Go through the entries below and write each one out exactly.

── MATERIAL PROVIDED

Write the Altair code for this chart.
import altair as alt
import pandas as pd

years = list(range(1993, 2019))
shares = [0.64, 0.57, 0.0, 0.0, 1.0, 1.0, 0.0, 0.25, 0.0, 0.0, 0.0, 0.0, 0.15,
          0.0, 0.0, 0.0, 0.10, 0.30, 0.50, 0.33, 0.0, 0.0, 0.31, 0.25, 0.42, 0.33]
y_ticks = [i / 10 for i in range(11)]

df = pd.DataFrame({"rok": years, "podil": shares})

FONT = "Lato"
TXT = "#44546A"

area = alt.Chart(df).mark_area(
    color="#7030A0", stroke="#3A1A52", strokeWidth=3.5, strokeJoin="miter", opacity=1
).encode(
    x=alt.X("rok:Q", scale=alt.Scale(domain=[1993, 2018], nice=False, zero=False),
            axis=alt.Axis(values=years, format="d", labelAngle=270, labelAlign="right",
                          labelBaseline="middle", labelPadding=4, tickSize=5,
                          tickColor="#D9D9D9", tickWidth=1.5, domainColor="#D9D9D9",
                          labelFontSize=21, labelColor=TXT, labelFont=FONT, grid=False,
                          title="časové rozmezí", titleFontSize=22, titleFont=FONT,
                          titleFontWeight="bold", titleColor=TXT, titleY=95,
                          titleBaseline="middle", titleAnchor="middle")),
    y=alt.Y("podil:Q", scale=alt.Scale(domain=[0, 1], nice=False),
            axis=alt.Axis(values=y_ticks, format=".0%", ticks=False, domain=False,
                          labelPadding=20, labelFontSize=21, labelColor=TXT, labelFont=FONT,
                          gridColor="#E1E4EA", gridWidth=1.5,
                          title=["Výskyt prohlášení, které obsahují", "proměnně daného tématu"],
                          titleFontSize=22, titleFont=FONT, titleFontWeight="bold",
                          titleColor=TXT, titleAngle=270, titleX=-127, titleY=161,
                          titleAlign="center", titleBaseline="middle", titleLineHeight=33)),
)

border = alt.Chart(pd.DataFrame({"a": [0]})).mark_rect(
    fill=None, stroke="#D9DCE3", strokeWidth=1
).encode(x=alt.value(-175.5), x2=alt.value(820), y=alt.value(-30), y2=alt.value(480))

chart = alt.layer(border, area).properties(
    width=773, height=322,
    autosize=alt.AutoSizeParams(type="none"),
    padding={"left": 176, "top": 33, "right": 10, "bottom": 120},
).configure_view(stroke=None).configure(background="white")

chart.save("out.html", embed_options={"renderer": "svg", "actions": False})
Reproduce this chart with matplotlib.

────

**EXERCISE ANSWER:**
Write the Altair code for this chart.
import altair as alt
import pandas as pd

years = list(range(1993, 2019))
shares = [0.64, 0.57, 0.0, 0.0, 1.0, 1.0, 0.0, 0.25, 0.0, 0.0, 0.0, 0.0, 0.15,
          0.0, 0.0, 0.0, 0.10, 0.30, 0.50, 0.33, 0.0, 0.0, 0.31, 0.25, 0.42, 0.33]
y_ticks = [i / 10 for i in range(11)]

df = pd.DataFrame({"rok": years, "podil": shares})

FONT = "Lato"
TXT = "#44546A"

area = alt.Chart(df).mark_area(
    color="#7030A0", stroke="#3A1A52", strokeWidth=3.5, strokeJoin="miter", opacity=1
).encode(
    x=alt.X("rok:Q", scale=alt.Scale(domain=[1993, 2018], nice=False, zero=False),
            axis=alt.Axis(values=years, format="d", labelAngle=270, labelAlign="right",
                          labelBaseline="middle", labelPadding=4, tickSize=5,
                          tickColor="#D9D9D9", tickWidth=1.5, domainColor="#D9D9D9",
                          labelFontSize=21, labelColor=TXT, labelFont=FONT, grid=False,
                          title="časové rozmezí", titleFontSize=22, titleFont=FONT,
                          titleFontWeight="bold", titleColor=TXT, titleY=95,
                          titleBaseline="middle", titleAnchor="middle")),
    y=alt.Y("podil:Q", scale=alt.Scale(domain=[0, 1], nice=False),
            axis=alt.Axis(values=y_ticks, format=".0%", ticks=False, domain=False,
                          labelPadding=20, labelFontSize=21, labelColor=TXT, labelFont=FONT,
                          gridColor="#E1E4EA", gridWidth=1.5,
                          title=["Výskyt prohlášení, které obsahují", "proměnně daného tématu"],
                          titleFontSize=22, titleFont=FONT, titleFontWeight="bold",
                          titleColor=TXT, titleAngle=270, titleX=-127, titleY=161,
                          titleAlign="center", titleBaseline="middle", titleLineHeight=33)),
)

border = alt.Chart(pd.DataFrame({"a": [0]})).mark_rect(
    fill=None, stroke="#D9DCE3", strokeWidth=1
).encode(x=alt.value(-175.5), x2=alt.value(820), y=alt.value(-30), y2=alt.value(480))

chart = alt.layer(border, area).properties(
    width=773, height=322,
    autosize=alt.AutoSizeParams(type="none"),
    padding={"left": 176, "top": 33, "right": 10, "bottom": 120},
).configure_view(stroke=None).configure(background="white")

chart.save("out.html", embed_options={"renderer": "svg", "actions": False})
Reproduce this chart with matplotlib.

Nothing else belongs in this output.